Iowa: Questioning the Polls

By Jim Ellis

Oct. 19, 2020 — Every political observer remembers that the cumulative polling community incorrectly predicted the Great Lakes states of Michigan, Pennsylvania, and Wisconsin in the 2016 Trump-Clinton presidential race, but further research finds additional significant misses in succeeding elections.

Political research reveals that two of those campaigns came in Iowa during the 2016 presidential race and the hotly contested governor’s race two years later. Today, we look at the Hawkeye State numbers with the goal of potentially ascertaining if there is a common polling pattern or consistent error factor.

In October, four polls have been released for the 2020 contest from a like number of different pollsters, two from left of center organizations while the other two are independent entities. The research organizations are Data for Progress, Civiqs for the Daily Kos Elections webpage, YouGov, and Quinnipiac University. Each has conducted one October Iowa survey.

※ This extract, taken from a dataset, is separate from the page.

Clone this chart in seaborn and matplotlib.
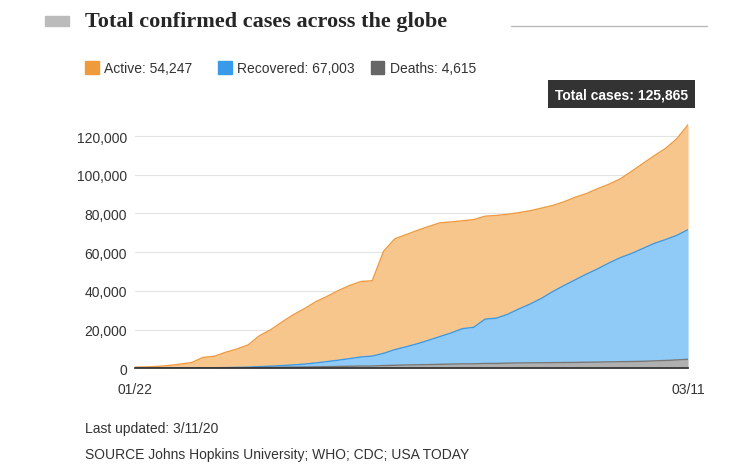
import matplotlib.pyplot as plt
import seaborn as sns
import pandas as pd
import matplotlib.ticker as ticker
from matplotlib.patches import Rectangle

sns.set_theme(style="white")
plt.rcParams['font.family'] = ['Liberation Sans', 'DejaVu Sans']

dates = pd.date_range("2020-01-22", "2020-03-11")
total = [555, 654, 941, 1434, 2118, 2927, 5578, 6166, 8234, 9927, 12038, 16787, 19881, 23892,
         27635, 30794, 34391, 37120, 40150, 42762, 44802, 45221, 60368, 66885, 69030, 71224,
         73258, 75136, 75639, 76197, 76819, 78572, 78958, 79561, 80406, 81388, 82746, 84112,
         86011, 88369, 90306, 92840, 95120, 97886, 101801, 105847, 109821, 113590, 118620, 125865]
deaths = [17, 18, 26, 42, 56, 82, 131, 133, 171, 213, 259, 362, 426, 492, 564, 634, 719, 806,
          906, 1013, 1113, 1118, 1371, 1523, 1666, 1770, 1868, 2007, 2122, 2247, 2251, 2458,
          2469, 2629, 2708, 2770, 2814, 2872, 2941, 2996, 3085, 3160, 3254, 3348, 3460, 3558,
          3802, 3988, 4262, 4615]
recovered = [28, 30, 36, 39, 52, 61, 107, 126, 143, 222, 284, 472, 623, 852, 1124, 1487, 2011,
             2616, 3244, 3946, 4683, 5150, 6295, 8058, 9395, 10865, 12583, 14352, 16121, 18177,
             18890, 22886, 23394, 25227, 27905, 30384, 33277, 36711, 39782, 42716, 45602, 48228,
             51170, 53796, 55865, 58358, 60694, 62494, 64404, 67003]

df = pd.DataFrame({"date": dates, "total": total, "deaths": deaths, "recovered": recovered})
df["dr"] = df["deaths"] + df["recovered"]
x = range(len(df))

fig = plt.figure(figsize=(7.52, 4.77), dpi=100)
ax = fig.add_axes([0.18, 0.226, 0.735, 0.511])

ax.fill_between(x, df["dr"], df["total"], color="#f7c68c", lw=0)
ax.fill_between(x, df["deaths"], df["dr"], color="#8fcbf6", lw=0)
ax.fill_between(x, 0, df["deaths"], color="#b0b0b0", lw=0)
sns.lineplot(x=list(x), y=df["total"], ax=ax, color="#f09a3e", lw=1)
sns.lineplot(x=list(x), y=df["dr"], ax=ax, color="#3a9aea", lw=1)
sns.lineplot(x=list(x), y=df["deaths"], ax=ax, color="#777777", lw=1)

ax.set_xlim(0, len(df) - 1)
ax.set_ylim(0, 126000)
ax.set_yticks([0, 20000, 40000, 60000, 80000, 100000, 120000])
ax.yaxis.set_major_formatter(ticker.FuncFormatter(lambda v, p: f"{v:,.0f}"))
ax.set_xticks([0, len(df) - 1])
ax.set_xticklabels(["01/22", "03/11"])
ax.grid(axis="y", color="#e3e3e3", lw=0.8)
ax.set_axisbelow(True)
for s in ["top", "right", "left"]:
    ax.spines[s].set_visible(False)
ax.spines["bottom"].set_color("#333333")
ax.tick_params(axis="both", labelsize=10, colors="#333333", length=0, pad=6)
ax.tick_params(axis="x", length=4, color="#333333")
ax.set_xlabel("")
ax.set_ylabel("")

# title
fig.patches.append(Rectangle((0.06, 0.943), 0.032, 0.022, transform=fig.transFigure,
                             color="#bbbbbb"))
fig.text(0.113, 0.953, "Total confirmed cases across the globe", fontsize=16,
         fontweight="bold", family=["Liberation Serif", "DejaVu Serif"], va="center")
fig.add_artist(plt.Line2D([0.68, 0.94], [0.943, 0.943], color="#bbbbbb", lw=1))

# legend
items = [("#f09a3e", "Active: 54,247", 0.113), ("#3a9aea", "Recovered: 67,003", 0.29),
         ("#666666", "Deaths: 4,615", 0.493)]
for c, t, xp in items:
    fig.patches.append(Rectangle((xp, 0.842), 0.018, 0.028, transform=fig.transFigure, color=c))
    fig.text(xp + 0.025, 0.856, t, fontsize=10, va="center", color="#333333")

# tooltip
ax.annotate(f"Total cases: {total[-1]:,}", xy=(len(df) - 1, total[-1]), xytext=(0, 22),
            textcoords="offset points", ha="right", va="center", fontsize=10,
            fontweight="bold", color="white",
            bbox=dict(boxstyle="square,pad=0.5", fc="#333333", ec="none"))

fig.text(0.113, 0.093, "Last updated: 3/11/20", fontsize=10, color="#333333")
fig.text(0.113, 0.038, "SOURCE Johns Hopkins University; WHO; CDC; USA TODAY", fontsize=10,
         color="#333333")

fig.savefig("out.png", dpi=100)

In the presidential race, the polls yield former vice president Joe Biden an average lead of just over one percentage point. The cumulative ballot test mode then finds Des Moines real estate executive Theresa Greenfield (D) topping Sen. Joni Ernst (R) with a margin of four percentage points.

How do these numbers compare to recent polling vs. results electoral history, and is there an inherent Republican under-poll present?

In 2016, the Real Clear Politics polling average from Nov. 1-4 found then-candidate Donald Trump leading former Secretary of State Hillary Clinton by a mean average of three percentage points derived from three polls and three different polling firms. On Election Day, Nov. 4, 2016, Trump carried the state by a much larger 9.5-point margin.

Overall, 26 Iowa polls were released during the 2016 election cycle, with Trump recording a cumulative average lead of under half of one percentage point. According to the Real Clear Politics polling archives, 12 firms combined to reach the grand total, including Public Policy Polling (5 surveys), NBC News/Wall Street Journal/Marist College (5), Loras College (3), Quinnipiac University (3), Emerson College (2), and Selzer & Company for the Des Moines Register (2). The widest spread came from Loras College (Clinton plus-14) at the end of June. The Selzer & Company for the Des Moines Register poll produced the most accurate finding, Trump plus-7, at the very end of the election cycle (Nov. 1-4, 2016).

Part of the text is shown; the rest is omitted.